Michael Horodniceanu (born Mihai Horodniceanu; August 4, 1944 – June 22, 2023) was a Romanian-born American civil engineer who served as traffic commissioner of New York City. He was also the president of MTA Capital Construction.

== Early life and education ==
Horodniceanu was born in Bucharest, Romania, and emigrated to Israel at age 16. He served in the military there and graduated from Technion – Israel Institute of Technology.

Horodniceanu had a BCE from the Israel Institute of Technology, an MS in Engineering Management from Columbia University, and a Ph.D. in Transportation Planning and Engineering from Polytechnic Institute of New York University now NYU Tandon School of Engineering.

== Career ==

In 1970 he came to the U.S. with his family. Horodniceanu was a Professor and the inaugural Chair of the IDC Innovation Hub, a new initiative aimed at actively engaging stakeholders across the construction industry, including government officials, developers, contractors, legal entities, unions, and consultants in formulating new approaches to the challenges facing the NY metropolitan area and the wider world. He was a transportation executive with over 40 years of academic and industry experience and over 30 years’ experience in executive management. He managed complex mega-projects and operations, had expertise in motivating professional and unionized workforces, and had a demonstrated history of delivering on customer commitments.

Prior to his tenure at NYU Tandon, Dr. Horodniceanu held various roles in government, private enterprise, and academia. His business experience includes serving as Chair and CEO of the Urbitran Group, providing leadership for a multi-disciplinary transportation, planning, engineering, and construction management firm with offices throughout the US. His government experience includes serving as the NYC Traffic Commissioner (1986-1990) where he was charged with day-to-day traffic operations and the reconstruction of the roadway infrastructure throughout New York City, and more recently as President of MTA Capital Construction (2008-2017) where he was responsible for the nation’s largest public transportation construction program with over $25 billion in construction. His tenure at the MTA included oversight of several mega-projects, including East Side Access, Second Avenue Subway, No. 7 Line Extension, and the Fulton Transit Center.
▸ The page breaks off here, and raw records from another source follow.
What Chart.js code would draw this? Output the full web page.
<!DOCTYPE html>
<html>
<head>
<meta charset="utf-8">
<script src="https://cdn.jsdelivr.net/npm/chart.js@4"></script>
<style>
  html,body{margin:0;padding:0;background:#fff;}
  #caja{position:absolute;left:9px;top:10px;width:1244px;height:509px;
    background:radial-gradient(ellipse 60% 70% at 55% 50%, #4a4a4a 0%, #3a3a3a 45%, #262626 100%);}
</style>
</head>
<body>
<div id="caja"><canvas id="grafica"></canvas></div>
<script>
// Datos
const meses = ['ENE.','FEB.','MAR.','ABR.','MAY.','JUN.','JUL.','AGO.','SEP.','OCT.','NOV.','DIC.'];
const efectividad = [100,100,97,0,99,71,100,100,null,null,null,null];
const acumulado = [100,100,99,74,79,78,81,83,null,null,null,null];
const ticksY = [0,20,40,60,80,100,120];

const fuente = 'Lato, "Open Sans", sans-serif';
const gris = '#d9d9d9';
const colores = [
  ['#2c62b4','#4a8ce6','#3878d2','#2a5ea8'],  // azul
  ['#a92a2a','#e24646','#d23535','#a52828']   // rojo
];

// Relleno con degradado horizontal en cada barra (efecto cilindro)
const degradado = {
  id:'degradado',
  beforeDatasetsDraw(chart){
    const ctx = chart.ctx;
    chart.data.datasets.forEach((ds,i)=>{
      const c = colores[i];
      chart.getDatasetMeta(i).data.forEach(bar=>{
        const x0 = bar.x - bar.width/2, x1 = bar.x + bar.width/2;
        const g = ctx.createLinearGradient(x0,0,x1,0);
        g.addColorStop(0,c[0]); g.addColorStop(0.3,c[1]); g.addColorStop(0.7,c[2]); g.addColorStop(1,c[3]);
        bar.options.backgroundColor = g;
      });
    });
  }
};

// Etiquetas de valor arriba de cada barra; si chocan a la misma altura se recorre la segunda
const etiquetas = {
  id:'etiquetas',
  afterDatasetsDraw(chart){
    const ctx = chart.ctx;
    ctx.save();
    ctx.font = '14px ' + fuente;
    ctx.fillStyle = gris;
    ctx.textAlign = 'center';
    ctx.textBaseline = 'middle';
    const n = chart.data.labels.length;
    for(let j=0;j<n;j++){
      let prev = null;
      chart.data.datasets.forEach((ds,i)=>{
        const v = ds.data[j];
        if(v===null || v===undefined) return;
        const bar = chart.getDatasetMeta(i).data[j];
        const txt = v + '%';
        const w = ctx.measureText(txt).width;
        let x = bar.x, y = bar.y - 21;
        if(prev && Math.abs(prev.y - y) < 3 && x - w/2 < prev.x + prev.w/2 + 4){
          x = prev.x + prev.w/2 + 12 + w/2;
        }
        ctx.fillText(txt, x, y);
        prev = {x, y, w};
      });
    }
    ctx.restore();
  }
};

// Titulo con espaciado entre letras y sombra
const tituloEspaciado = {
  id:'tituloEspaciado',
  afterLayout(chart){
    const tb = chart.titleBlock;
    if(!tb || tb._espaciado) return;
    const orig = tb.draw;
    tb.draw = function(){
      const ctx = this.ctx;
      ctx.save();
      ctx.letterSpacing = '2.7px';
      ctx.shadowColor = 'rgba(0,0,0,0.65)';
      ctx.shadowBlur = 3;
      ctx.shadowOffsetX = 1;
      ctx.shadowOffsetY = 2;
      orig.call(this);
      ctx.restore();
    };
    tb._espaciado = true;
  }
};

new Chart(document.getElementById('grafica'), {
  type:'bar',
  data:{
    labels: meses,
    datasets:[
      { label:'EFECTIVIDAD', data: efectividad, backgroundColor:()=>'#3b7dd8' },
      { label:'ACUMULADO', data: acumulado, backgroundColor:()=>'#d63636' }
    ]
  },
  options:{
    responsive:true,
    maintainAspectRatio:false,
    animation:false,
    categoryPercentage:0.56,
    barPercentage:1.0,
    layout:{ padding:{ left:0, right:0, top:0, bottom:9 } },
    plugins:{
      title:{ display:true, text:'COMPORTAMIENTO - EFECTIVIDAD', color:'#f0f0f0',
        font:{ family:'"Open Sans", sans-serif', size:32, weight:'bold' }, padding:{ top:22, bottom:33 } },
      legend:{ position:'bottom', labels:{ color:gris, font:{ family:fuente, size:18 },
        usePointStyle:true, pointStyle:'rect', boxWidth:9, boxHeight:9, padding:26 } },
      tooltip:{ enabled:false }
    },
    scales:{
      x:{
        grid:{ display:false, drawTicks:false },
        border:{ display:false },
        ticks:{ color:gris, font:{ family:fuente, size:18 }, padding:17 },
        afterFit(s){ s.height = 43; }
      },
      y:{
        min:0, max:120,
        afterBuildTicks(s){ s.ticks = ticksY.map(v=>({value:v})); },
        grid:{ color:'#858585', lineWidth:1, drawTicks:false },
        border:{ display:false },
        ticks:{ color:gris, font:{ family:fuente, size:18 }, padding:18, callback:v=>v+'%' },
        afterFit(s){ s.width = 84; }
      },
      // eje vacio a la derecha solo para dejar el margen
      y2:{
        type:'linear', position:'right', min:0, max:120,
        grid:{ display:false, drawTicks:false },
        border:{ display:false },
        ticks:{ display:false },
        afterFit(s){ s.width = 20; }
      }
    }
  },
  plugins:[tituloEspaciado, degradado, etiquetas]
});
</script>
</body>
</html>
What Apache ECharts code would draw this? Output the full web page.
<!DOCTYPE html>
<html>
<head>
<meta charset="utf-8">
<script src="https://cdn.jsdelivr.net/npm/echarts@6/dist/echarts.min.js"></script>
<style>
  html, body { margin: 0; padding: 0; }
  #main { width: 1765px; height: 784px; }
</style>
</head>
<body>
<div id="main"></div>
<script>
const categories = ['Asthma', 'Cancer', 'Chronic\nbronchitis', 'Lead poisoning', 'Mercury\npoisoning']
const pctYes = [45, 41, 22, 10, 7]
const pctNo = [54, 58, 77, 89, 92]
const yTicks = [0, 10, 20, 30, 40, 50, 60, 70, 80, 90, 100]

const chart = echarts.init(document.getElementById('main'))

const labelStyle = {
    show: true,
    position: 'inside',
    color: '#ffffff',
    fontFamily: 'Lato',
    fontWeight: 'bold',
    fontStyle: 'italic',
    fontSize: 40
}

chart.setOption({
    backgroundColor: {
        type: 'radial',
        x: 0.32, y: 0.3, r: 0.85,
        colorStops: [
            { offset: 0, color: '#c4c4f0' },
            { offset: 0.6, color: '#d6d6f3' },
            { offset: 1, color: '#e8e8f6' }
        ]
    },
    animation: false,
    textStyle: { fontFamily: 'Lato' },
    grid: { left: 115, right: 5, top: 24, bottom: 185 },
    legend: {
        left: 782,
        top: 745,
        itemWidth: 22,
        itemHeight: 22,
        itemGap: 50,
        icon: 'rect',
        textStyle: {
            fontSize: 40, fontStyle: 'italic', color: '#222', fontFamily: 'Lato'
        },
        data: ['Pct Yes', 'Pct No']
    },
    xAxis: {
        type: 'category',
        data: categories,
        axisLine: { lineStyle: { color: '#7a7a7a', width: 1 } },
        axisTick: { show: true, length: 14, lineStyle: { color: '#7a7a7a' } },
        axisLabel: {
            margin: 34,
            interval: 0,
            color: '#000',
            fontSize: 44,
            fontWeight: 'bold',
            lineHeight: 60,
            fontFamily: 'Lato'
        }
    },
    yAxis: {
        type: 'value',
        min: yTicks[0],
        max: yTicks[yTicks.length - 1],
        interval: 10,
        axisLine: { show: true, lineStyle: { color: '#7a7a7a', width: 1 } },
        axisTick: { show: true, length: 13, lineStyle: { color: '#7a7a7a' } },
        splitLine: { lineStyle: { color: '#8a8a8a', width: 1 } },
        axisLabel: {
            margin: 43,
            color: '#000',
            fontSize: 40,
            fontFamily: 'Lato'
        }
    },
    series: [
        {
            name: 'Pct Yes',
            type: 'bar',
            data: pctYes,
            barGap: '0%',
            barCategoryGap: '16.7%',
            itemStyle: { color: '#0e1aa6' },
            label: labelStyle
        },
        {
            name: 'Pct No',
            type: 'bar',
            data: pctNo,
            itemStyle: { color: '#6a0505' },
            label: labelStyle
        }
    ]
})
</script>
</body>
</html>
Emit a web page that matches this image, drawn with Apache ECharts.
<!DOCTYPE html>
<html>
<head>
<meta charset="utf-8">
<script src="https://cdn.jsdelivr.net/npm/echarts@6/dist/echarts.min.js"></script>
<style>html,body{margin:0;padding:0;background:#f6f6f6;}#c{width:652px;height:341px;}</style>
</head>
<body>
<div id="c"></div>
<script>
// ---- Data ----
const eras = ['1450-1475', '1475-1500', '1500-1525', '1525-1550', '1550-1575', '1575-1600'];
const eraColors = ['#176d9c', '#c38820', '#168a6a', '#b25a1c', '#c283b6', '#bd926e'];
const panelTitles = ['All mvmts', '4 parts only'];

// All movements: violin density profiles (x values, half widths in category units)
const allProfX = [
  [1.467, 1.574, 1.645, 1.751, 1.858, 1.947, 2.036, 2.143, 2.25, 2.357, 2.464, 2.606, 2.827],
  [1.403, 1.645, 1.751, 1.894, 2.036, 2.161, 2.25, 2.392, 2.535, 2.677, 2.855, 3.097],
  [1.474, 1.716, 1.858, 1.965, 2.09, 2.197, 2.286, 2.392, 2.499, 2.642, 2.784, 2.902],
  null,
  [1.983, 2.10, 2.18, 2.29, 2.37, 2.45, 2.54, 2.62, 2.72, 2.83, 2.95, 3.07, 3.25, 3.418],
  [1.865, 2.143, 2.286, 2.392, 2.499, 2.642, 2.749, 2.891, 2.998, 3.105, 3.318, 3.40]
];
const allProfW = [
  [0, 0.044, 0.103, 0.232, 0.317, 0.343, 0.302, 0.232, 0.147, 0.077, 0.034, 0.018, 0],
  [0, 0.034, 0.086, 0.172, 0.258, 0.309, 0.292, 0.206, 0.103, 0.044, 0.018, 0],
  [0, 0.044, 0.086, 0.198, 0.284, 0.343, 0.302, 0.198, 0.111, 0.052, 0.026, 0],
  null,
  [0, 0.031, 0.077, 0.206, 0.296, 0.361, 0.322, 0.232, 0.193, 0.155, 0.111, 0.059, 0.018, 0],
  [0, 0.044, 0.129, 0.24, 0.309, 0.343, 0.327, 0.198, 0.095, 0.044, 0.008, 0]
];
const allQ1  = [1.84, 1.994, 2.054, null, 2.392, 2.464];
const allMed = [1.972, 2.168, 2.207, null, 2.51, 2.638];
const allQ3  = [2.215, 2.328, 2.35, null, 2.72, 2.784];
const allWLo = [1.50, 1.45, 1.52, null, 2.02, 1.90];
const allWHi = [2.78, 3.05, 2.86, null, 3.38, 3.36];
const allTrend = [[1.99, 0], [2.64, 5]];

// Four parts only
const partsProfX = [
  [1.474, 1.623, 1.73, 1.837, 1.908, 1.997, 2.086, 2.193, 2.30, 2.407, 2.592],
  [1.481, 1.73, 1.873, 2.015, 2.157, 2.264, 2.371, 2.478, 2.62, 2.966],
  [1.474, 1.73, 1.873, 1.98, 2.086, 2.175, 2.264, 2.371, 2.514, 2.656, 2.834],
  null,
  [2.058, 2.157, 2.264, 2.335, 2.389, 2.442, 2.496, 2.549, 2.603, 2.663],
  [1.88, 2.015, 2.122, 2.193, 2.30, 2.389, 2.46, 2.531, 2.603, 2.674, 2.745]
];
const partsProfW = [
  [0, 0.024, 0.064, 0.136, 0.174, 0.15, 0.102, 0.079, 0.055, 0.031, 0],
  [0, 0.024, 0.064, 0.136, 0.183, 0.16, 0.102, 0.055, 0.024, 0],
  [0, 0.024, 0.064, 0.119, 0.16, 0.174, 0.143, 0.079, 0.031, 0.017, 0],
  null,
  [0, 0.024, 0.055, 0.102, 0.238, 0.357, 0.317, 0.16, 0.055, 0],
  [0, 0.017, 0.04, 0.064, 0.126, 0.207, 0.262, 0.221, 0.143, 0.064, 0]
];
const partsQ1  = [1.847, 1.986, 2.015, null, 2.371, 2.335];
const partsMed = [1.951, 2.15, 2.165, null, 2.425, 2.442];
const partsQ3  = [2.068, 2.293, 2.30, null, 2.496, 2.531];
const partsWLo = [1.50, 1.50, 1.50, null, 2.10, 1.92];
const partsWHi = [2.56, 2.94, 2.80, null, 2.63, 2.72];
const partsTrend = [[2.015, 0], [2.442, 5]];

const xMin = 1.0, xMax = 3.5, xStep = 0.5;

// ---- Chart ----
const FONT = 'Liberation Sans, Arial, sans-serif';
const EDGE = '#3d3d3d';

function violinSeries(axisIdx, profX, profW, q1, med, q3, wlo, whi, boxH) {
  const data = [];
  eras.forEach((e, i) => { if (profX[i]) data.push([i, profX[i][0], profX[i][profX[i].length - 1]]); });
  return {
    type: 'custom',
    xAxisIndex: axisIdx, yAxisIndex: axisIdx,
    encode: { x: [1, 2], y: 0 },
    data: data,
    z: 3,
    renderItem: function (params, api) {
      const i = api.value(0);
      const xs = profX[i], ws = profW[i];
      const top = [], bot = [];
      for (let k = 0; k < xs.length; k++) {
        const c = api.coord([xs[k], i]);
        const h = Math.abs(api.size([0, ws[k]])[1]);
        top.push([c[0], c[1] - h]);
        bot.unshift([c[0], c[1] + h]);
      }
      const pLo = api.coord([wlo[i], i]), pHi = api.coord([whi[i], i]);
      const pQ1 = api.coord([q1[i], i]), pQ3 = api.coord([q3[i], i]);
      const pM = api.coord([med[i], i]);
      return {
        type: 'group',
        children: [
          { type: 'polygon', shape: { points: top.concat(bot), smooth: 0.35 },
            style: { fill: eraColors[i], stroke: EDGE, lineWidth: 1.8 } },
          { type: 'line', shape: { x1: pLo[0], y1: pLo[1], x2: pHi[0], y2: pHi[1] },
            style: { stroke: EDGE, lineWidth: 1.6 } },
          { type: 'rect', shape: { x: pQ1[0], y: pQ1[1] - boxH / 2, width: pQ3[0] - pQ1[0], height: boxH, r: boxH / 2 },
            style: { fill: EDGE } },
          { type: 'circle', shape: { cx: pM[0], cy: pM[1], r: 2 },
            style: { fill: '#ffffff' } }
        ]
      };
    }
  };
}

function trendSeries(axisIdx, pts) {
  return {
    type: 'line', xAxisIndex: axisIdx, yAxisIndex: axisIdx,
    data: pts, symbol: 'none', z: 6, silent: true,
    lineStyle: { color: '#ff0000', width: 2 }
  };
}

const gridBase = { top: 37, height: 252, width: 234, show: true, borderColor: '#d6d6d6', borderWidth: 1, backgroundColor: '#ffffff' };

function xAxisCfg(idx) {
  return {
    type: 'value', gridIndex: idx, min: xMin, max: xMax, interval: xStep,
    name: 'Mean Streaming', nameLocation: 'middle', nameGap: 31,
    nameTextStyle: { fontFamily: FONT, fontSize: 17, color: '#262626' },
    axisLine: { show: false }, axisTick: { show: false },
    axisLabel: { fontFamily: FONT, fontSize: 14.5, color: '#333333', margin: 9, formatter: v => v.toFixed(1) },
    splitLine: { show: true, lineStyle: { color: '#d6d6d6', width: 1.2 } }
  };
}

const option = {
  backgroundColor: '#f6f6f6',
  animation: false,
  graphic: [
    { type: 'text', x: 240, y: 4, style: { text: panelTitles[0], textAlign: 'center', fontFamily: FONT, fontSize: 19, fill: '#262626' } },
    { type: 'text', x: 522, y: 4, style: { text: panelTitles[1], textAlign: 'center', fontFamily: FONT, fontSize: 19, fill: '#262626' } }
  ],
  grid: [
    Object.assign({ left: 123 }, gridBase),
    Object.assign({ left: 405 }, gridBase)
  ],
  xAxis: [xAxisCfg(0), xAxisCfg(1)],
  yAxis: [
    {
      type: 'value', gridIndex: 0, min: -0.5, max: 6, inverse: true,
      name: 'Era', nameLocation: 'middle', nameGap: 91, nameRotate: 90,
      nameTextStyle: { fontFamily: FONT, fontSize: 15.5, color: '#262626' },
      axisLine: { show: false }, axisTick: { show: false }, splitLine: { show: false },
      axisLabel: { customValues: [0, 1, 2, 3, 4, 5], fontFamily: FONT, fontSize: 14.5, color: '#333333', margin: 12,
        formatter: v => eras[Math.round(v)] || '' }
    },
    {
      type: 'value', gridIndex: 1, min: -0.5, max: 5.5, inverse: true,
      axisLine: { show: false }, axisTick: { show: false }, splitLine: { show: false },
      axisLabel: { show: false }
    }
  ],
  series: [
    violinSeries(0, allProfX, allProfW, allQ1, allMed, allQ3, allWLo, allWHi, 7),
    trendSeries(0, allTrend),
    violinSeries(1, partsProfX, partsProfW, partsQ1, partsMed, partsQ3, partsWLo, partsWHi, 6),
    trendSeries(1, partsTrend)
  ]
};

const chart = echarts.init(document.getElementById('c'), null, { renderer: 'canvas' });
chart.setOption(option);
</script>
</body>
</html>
Horodniceanu taught at Polytechnic University (the precursor school to NYU Tandon School of Engineering) from 1975 to 1980 and Manhattan College from 1980 to 1982 and was instrumental in developing new transportation-related classes at both institutions. Dr. Horodniceanu is the author of numerous publications and the recipient of many honors and awards, including Civil Engineer of the Year from the American Society of Civil Engineers (2011), British Construction Industry ward for the Fulton Transit Center, and the New York Landmarks Conservancy 2015 Chairman’s Award for the Corbin Building. He earned a B.S. in Civil Engineering from Technion, Israel Institute of Technology; an M.S. in Engineering Management from Columbia University; and a PhD in Transportation Planning and Engineering from NYU Tandon, then known as Brooklyn Polytechnic. He was a registered Professional Engineer in New York.

Horodniceanu died from pancreatic cancer on June 22, 2023, at the age of 78.